Untuk menjawab tantangan sekaligus memenuhi maqashid al-syariah, Asutay menyarankan pembentukan entitas baru bank syariah yang disebut Islamic Social Banking. Kalangan ahli berpendapat, pembentukan ISB untuk meningkatkan kinerja sosial dari bank syariah memang terbilang baru. Sebelum itu, ada pandangan yang menyarankan agar bank syariah memaksimalkan kinerja sosialnya melalui corporate social responsibility (CSR). Pendapat lain menambah usulan agar CSR dikombinasikan dengan ZISWAF (Zakat, Infaq, Sedekah, dan Wakaf) agar semakin berdaya dan terasa dampaknya.
Secara teoritis, bank syariah dan social banking punya kemiripan. Social banking punya prinsip untuk menjalankan bisnis yang fokus pada profit juga mengakomodir kepentingan komunitas dan sosial (people) dan berwawasan kepada kelestarian alam (planet). Prinsip yang kita kenal dengan istilah triple bottom line tadi ternyata sejalan dengan maqashid al-syariah. Selain prinsip, social banking dan bank syariah juga punya kesamaan dalam prakteknya.
Contoh seperti yang dilakukan oleh Triodos Bank, salah satu SB yang beroperasi di enam negara Eropa. Ketika mengucurkan pembiayaan, Triodos mengecualikan proyek atau bisnis yang masuk kategori negatif seperti proyek yang terkait dengan energi nuklir, tembakau, industri senjata, pornografi, judi, dan minuman keras.

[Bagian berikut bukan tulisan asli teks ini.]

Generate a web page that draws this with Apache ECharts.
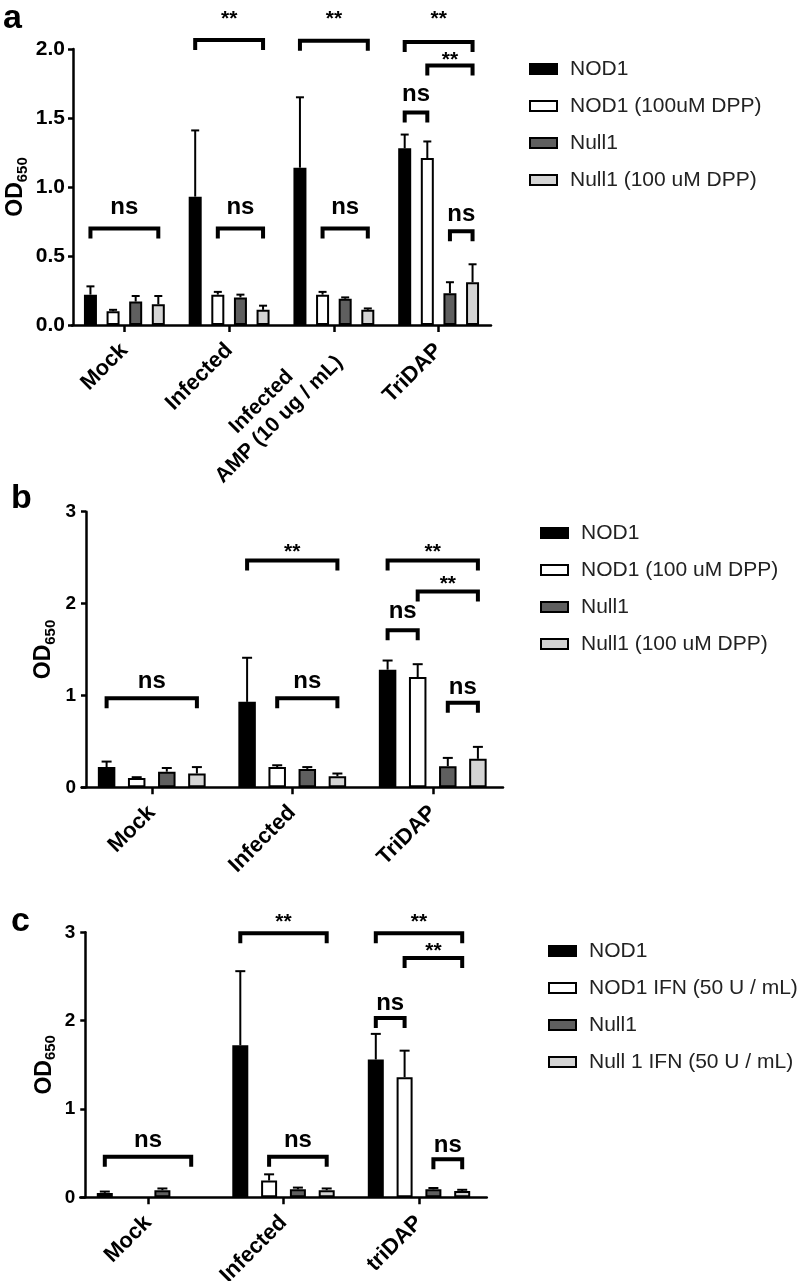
<!DOCTYPE html>
<html><head><meta charset="utf-8">
<script src="https://cdn.jsdelivr.net/npm/echarts@6/dist/echarts.min.js"></script>
<style>html,body{margin:0;padding:0;background:#fff}#c{width:812px;height:1281px}</style>
</head><body><div id="c"></div>
<script>
const FONT = 'Arial, "Liberation Sans", Helvetica, sans-serif';

// ---------- Panel a ----------
const catsA = ['Mock', 'Infected', 'Infected\nAMP (10 ug / mL)', 'TriDAP'];
const namesA = ['NOD1', 'NOD1 (100uM DPP)', 'Null1', 'Null1 (100 uM DPP)'];
const nod1A = [0.22, 0.93, 1.14, 1.28];
const nod1DppA = [0.10, 0.22, 0.22, 1.21];
const null1A = [0.17, 0.20, 0.19, 0.23];
const null1DppA = [0.15, 0.11, 0.11, 0.31];
const errNod1A = [0.28, 1.41, 1.65, 1.38];
const errNod1DppA = [0.11, 0.24, 0.24, 1.33];
const errNull1A = [0.21, 0.22, 0.20, 0.31];
const errNull1DppA = [0.21, 0.14, 0.12, 0.44];
const yTicksA = ['0.0', '0.5', '1.0', '1.5', '2.0'];
// [category, fromBar, toBar, bracketY, labelY, label]
const annA = [
  [0, 0, 3, 0.70, 0.85, 'ns'],
  [1, 0, 3, 2.065, 2.26, '**'],
  [1, 1, 3, 0.70, 0.85, 'ns'],
  [2, 0, 3, 2.06, 2.26, '**'],
  [2, 1, 3, 0.70, 0.85, 'ns'],
  [3, 0, 3, 2.05, 2.26, '**'],
  [3, 1, 3, 1.88, 1.96, '**'],
  [3, 0, 1, 1.54, 1.67, 'ns'],
  [3, 2, 3, 0.68, 0.80, 'ns']
];

// ---------- Panel b ----------
const catsB = ['Mock', 'Infected', 'TriDAP'];
const namesB = ['NOD1', 'NOD1 (100 uM DPP)', 'Null1', 'Null1 (100 uM DPP)'];
const nod1B = [0.22, 0.93, 1.28];
const nod1DppB = [0.10, 0.22, 1.20];
const null1B = [0.17, 0.20, 0.23];
const null1DppB = [0.15, 0.12, 0.31];
const errNod1B = [0.28, 1.41, 1.38];
const errNod1DppB = [0.11, 0.24, 1.34];
const errNull1B = [0.21, 0.22, 0.32];
const errNull1DppB = [0.22, 0.15, 0.44];
const yTicksB = ['0', '1', '2', '3'];
const annB = [
  [0, 0, 3, 0.97, 1.15, 'ns'],
  [1, 0, 3, 2.47, 2.62, '**'],
  [1, 1, 3, 0.97, 1.15, 'ns'],
  [2, 0, 3, 2.47, 2.62, '**'],
  [2, 1, 3, 2.13, 2.28, '**'],
  [2, 0, 1, 1.71, 1.91, 'ns'],
  [2, 2, 3, 0.92, 1.09, 'ns']
];

// ---------- Panel c ----------
const catsC = ['Mock', 'Infected', 'triDAP'];
const namesC = ['NOD1', 'NOD1 IFN (50 U / mL)', 'Null1', 'Null 1 IFN (50 U / mL)'];
const nod1C = [0.05, 1.72, 1.56];
const nod1IfnC = [null, 0.19, 1.36];
const null1C = [0.08, 0.09, 0.09];
const null1IfnC = [null, 0.08, 0.07];
const errNod1C = [0.065, 2.56, 1.85];
const errNod1IfnC = [null, 0.26, 1.66];
const errNull1C = [0.10, 0.11, 0.105];
const errNull1IfnC = [null, 0.10, 0.085];
const yTicksC = ['0', '1', '2', '3'];
const annC = [
  [0, 0, 3, 0.46, 0.65, 'ns'],
  [1, 0, 3, 2.99, 3.18, '**'],
  [1, 1, 3, 0.46, 0.65, 'ns'],
  [2, 0, 3, 2.99, 3.18, '**'],
  [2, 1, 3, 2.71, 2.85, '**'],
  [2, 0, 1, 2.03, 2.20, 'ns'],
  [2, 2, 3, 0.43, 0.59, 'ns']
];

const barColors = ['#000000', '#ffffff', '#5f5f5f', '#d4d4d4'];

const panels = [
  { cats: catsA, names: namesA, vals: [nod1A, nod1DppA, null1A, null1DppA],
    errs: [errNod1A, errNod1DppA, errNull1A, errNull1DppA], ticks: yTicksA, ann: annA,
    max: 2, interval: 0.5,
    grid: { left: 72, top: 49, width: 419, height: 276 }, yOffset: -1,
    w: 13, g: 0.74, cap: 8, tickFont: 21, labelMargin: 8, nameGap: 43,
    legend: { left: 524, top: 53 }, letter: { t: 'a', x: 3, y: 2 } },
  { cats: catsB, names: namesB, vals: [nod1B, nod1DppB, null1B, null1DppB],
    errs: [errNod1B, errNod1DppB, errNull1B, errNull1DppB], ticks: yTicksB, ann: annB,
    max: 3, interval: 1,
    grid: { left: 81.5, top: 511.7, width: 421.5, height: 275.6 }, yOffset: -4.5,
    w: 17.5, g: 0.72, cap: 10, tickFont: 19, labelMargin: 10, nameGap: 28,
    legend: { left: 535, top: 517 }, letter: { t: 'b', x: 11, y: 482 } },
  { cats: catsC, names: namesC, vals: [nod1C, nod1IfnC, null1C, null1IfnC],
    errs: [errNod1C, errNod1IfnC, errNull1C, errNull1IfnC], ticks: yTicksC, ann: annC,
    max: 3, interval: 1,
    grid: { left: 80.25, top: 932.3, width: 406.5, height: 265 }, yOffset: -5,
    w: 16, g: 0.8, cap: 10, tickFont: 19, labelMargin: 10, nameGap: 27,
    legend: { left: 543, top: 935 }, letter: { t: 'c', x: 11, y: 905 } }
];

function barCenterOffset(i, w, g) {
  const total = 4 * w * (1 + g) - w * g;
  return -total / 2 + i * w * (1 + g) + w / 2;
}

const option = {
  animation: false,
  backgroundColor: '#ffffff',
  grid: [], xAxis: [], yAxis: [], series: [], legend: [], graphic: []
};

panels.forEach((p, pi) => {
  option.grid.push(Object.assign({ containLabel: false, outerBoundsMode: 'none' }, p.grid));
  option.xAxis.push({
    type: 'category', gridIndex: pi, data: p.cats,
    axisLine: { show: true, lineStyle: { color: '#000', width: 2.5 } },
    axisTick: { show: true, alignWithLabel: true, length: 7, lineStyle: { color: '#000', width: 2.5 } },
    axisLabel: {
      interval: 0, rotate: 45, margin: 22, color: '#000', fontSize: 22, fontWeight: 'bold', fontFamily: FONT,
      formatter: function (v) {
        if (v.indexOf('\n') >= 0) {
          return v.split('\n').map(s => '{c|' + s + '}').join('\n');
        }
        return v;
      },
      rich: { c: { width: 180, align: 'center', fontSize: 21, fontWeight: 'bold', fontFamily: FONT, color: '#000', lineHeight: 25 } }
    },
    splitLine: { show: false }
  });
  option.yAxis.push({
    type: 'value', gridIndex: pi, min: 0, max: p.max, interval: p.interval, offset: p.yOffset,
    axisLine: { show: true, lineStyle: { color: '#000', width: 2.5 } },
    axisTick: { show: true, length: 5, lineStyle: { color: '#000', width: 2.5 } },
    axisLabel: {
      margin: p.labelMargin, color: '#000', fontSize: p.tickFont, fontWeight: 'bold', fontFamily: FONT,
      formatter: function (v) { return p.ticks[Math.round(v / p.interval)]; }
    },
    splitLine: { show: false },
    name: '{o|OD}{s|650}', nameLocation: 'middle', nameRotate: 90, nameGap: p.nameGap,
    nameMoveOverlap: false,
    nameTextStyle: {
      rich: {
        o: { fontSize: 23, fontWeight: 'bold', fontFamily: FONT, color: '#000', lineHeight: 28, verticalAlign: 'middle' },
        s: { fontSize: 15, fontWeight: 'bold', fontFamily: FONT, color: '#000', lineHeight: 28, verticalAlign: 'bottom' }
      }
    }
  });
  // bars
  p.vals.forEach((arr, si) => {
    option.series.push({
      type: 'bar', name: p.names[si], xAxisIndex: pi, yAxisIndex: pi,
      data: arr.map(v => v === null ? '-' : v),
      barWidth: p.w, barGap: Math.round(p.g * 100) + '%',
      itemStyle: { color: barColors[si], borderColor: '#000', borderWidth: 2 },
      emphasis: { disabled: true }
    });
  });
  // error bars
  const errData = [];
  p.vals.forEach((arr, si) => {
    arr.forEach((v, ci) => {
      if (v !== null && p.errs[si][ci] !== null) errData.push([ci, si, v, p.errs[si][ci]]);
    });
  });
  option.series.push({
    type: 'custom', xAxisIndex: pi, yAxisIndex: pi, z: 4, clip: false,
    encode: { x: 0, y: 3 }, data: errData, silent: true,
    renderItem: function (params, api) {
      const c = api.value(0), s = api.value(1), v = api.value(2), e = api.value(3);
      const cx = api.coord([c, 0])[0] + barCenterOffset(s, p.w, p.g);
      const yv = api.coord([c, v])[1], ye = api.coord([c, e])[1];
      const hw = p.cap / 2;
      return { type: 'group', children: [
        { type: 'line', shape: { x1: cx, y1: yv, x2: cx, y2: ye }, style: { stroke: '#000', lineWidth: 2 } },
        { type: 'line', shape: { x1: cx - hw, y1: ye, x2: cx + hw, y2: ye }, style: { stroke: '#000', lineWidth: 2 } }
      ] };
    }
  });
  // significance brackets
  option.series.push({
    type: 'custom', xAxisIndex: pi, yAxisIndex: pi, z: 5, clip: false, silent: true,
    encode: { x: 0, y: 1 }, data: p.ann.map(a => [a[0], a[3]]),
    renderItem: function (params, api) {
      const a = p.ann[params.dataIndex];
      const cx = api.coord([a[0], 0])[0];
      const x1 = cx + barCenterOffset(a[1], p.w, p.g);
      const x2 = cx + barCenterOffset(a[2], p.w, p.g);
      const y = api.coord([a[0], a[3]])[1];
      const ly = api.coord([a[0], a[4]])[1] + (a[5] === '**' ? 6 : 0);
      const fs = a[5] === '**' ? 21 : 24;
      return { type: 'group', children: [
        { type: 'polyline', shape: { points: [[x1, y + 10], [x1, y], [x2, y], [x2, y + 10]] },
          style: { stroke: '#000', lineWidth: 4, fill: null, lineJoin: 'miter' } },
        { type: 'text', style: { x: (x1 + x2) / 2, y: ly, text: a[5], fill: '#000',
          font: 'bold ' + fs + 'px ' + FONT, align: 'center', verticalAlign: 'middle' } }
      ] };
    }
  });
  option.legend.push({
    data: p.names, orient: 'vertical', left: p.legend.left, top: p.legend.top,
    icon: 'rect', itemWidth: 27, itemHeight: 10, itemGap: 15, selectedMode: false,
    textStyle: { fontSize: 21, color: '#222', fontFamily: FONT, lineHeight: 22, padding: [0, 0, 0, 8] }
  });
  option.graphic.push({
    type: 'text', left: p.letter.x, top: p.letter.y,
    style: { text: p.letter.t, font: 'bold 34px ' + FONT, fill: '#000' }
  });
});

const chart = echarts.init(document.getElementById('c'), null, { renderer: 'canvas' });
chart.setOption(option);
</script>
</body></html>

Secara general, social banking dan bank syariah punya kesamaan dalam hal memberikan layanan keuangan yang bertujuan untuk meningkatkan kesejahteraan masyarakat secara keseluruhan, terutama mereka yang kurang mampu atau terpinggirkan. Berikut 5 kesamaan diantara keduanya selain yang sudah disebutkan pada paragraf sebelumnya:
- Punya sisi sosial
Baik social banking maupun bank syariah memiliki misi sosial untuk memberikan layanan keuangan yang berdampak positif bagi masyarakat. Social banking menekankan pada kesejahteraan sosial dan lingkungan, sementara bank syariah menekankan keadilan dan keberpihakan pada kelompok yang kurang mampu.
- Prinsip Keberlanjutan
Social banking dan bank syariah menerapkan prinsip keberlanjutan dalam operasi mereka. Social banking menempatkan lingkungan sebagai fokus utama dalam operasinya, sementara bank syariah mempromosikan prinsip keberlanjutan dalam berbagai aspek operasional mereka.
- Pemberian kredit
Keduanya menyalurkan bantuan kredit guna membantu masyarakat yang membutuhkan. Social banking memberikan kredit dengan syarat yang lebih mudah dan bunga yang lebih rendah bagi pelaku usaha kecil dan menengah serta kelompok masyarakat yang terpinggirkan. Bank syariah memberikan kredit dengan prinsip syariah yang melarang riba dan memastikan bahwa dana yang dipinjamkan digunakan untuk kegiatan yang halal dan bermanfaat bagi masyarakat.
- Partisipasi masyarakat
Social banking dan bank syariah mempromosikan partisipasi masyarakat dalam pengambilan keputusan operasional. Social banking mengajak masyarakat untuk berpartisipasi dalam menentukan prioritas layanan keuangan yang dibutuhkan, sementara bank syariah mengajak masyarakat untuk berpartisipasi dalam menentukan penggunaan dana zakat dan sedekah.
- Berorientasi pada nilai-nilai
Social banking dan bank syariah berorientasi pada nilai-nilai positif dan sesuai dengan ajaran agama. Social banking menerapkan prinsip-prinsip sosial dan lingkungan dalam operasinya, sementara bank syariah menerapkan prinsip-prinsip syariah yang melarang riba, spekulasi, dan praktek-praktek bisnis yang tidak bermanfaat bagi masyarakat.